また、有機化学はすべての単元がつながっていますから、「わからないところ」が1つでもあると、それが他の単元に大きく影響します。合格レベルに到達するには、すべての単元を捨てずに勉強することは必須だと思っておいてください。
次に、有機化学2の成績分布です。
なんとぴったり 50% です。不合格者の得点は、去年は40点台前半がやたら多かったのですが、今年はなだらかに分布しています。逆に、合格者の一部が突出して高得点になっています。

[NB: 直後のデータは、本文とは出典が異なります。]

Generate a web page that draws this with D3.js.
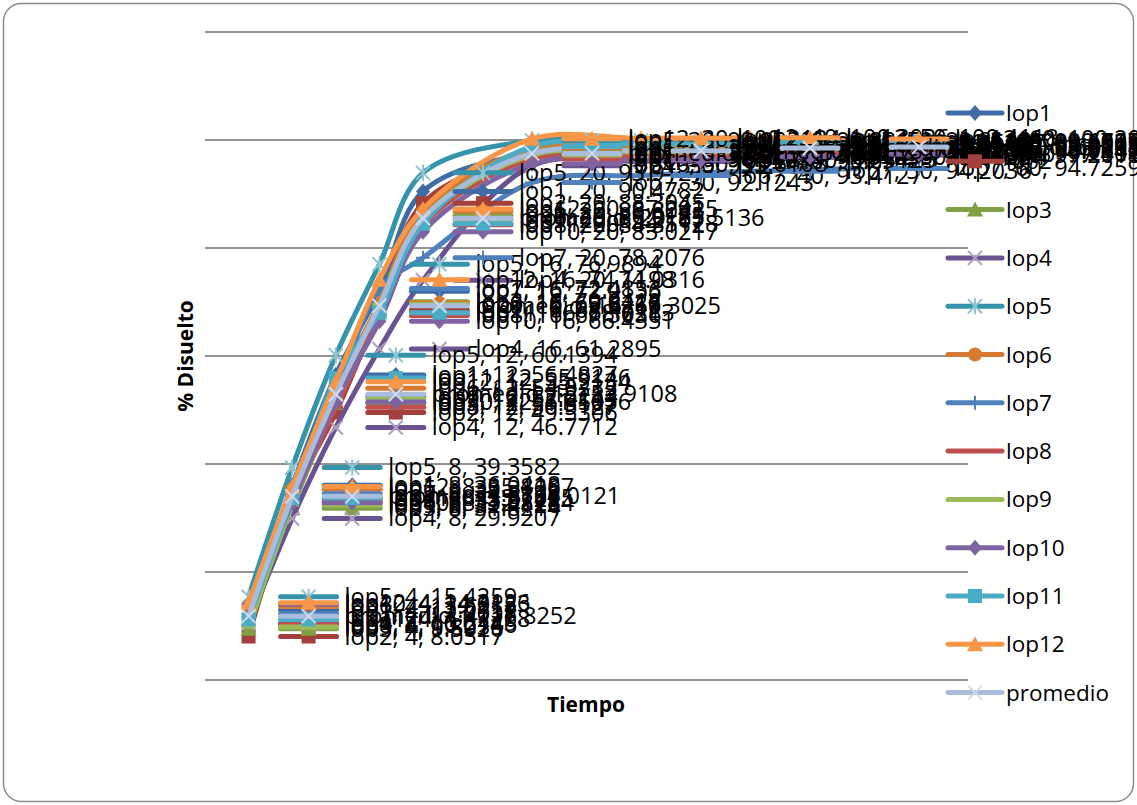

高いレベルで理解している人と、そうでもない人との差が開いてきた、ということですね。
不合格だった人の試験答案を見ていると、勉強のやり方にムラがあるな、と感じることが多いです。多段階の反応を最後まで追いきれないとか、特定の反応について全く何も書けないとか、持久力がないんだろうな、と思います。これには簡単な対策はないので、とにかく「頭の体力」をつけてもらうしかないですね。
私はスポーツには全く縁のない者なのですが、大学生の勉強はアスリートのトレーニングに通じるものがあるんじゃないか、と最近感じることがあります。一時、「体幹トレーニング」というのが流行しました。難解な議論を自己流に曲げて解釈する人(順位則(の誤解)のときに書きました)を見ると、体幹が弱いために当たり負けするプレイヤーと似ているな、と思います。多段階の反応を最後まで追いきれないのも、基礎体力が足りなくて最後の壁を越えられないプレイヤーを想像してしまうのです。今の学生は「コスパ・タイパを重視」しますが、そんな調子では「知の体力」はつきません。浅い知識だけ身につけたひ弱な姿で社会に出たところで、満足な結果が出せるわけないじゃないですか?
大学に来た以上は、プロの知識人を目指してください。もちろん、本当のプロは博士号を取るのがスタートラインですから、学部・修士レベルでは「それなり」ではあるのですが、志は高くもっていただきたいと思います。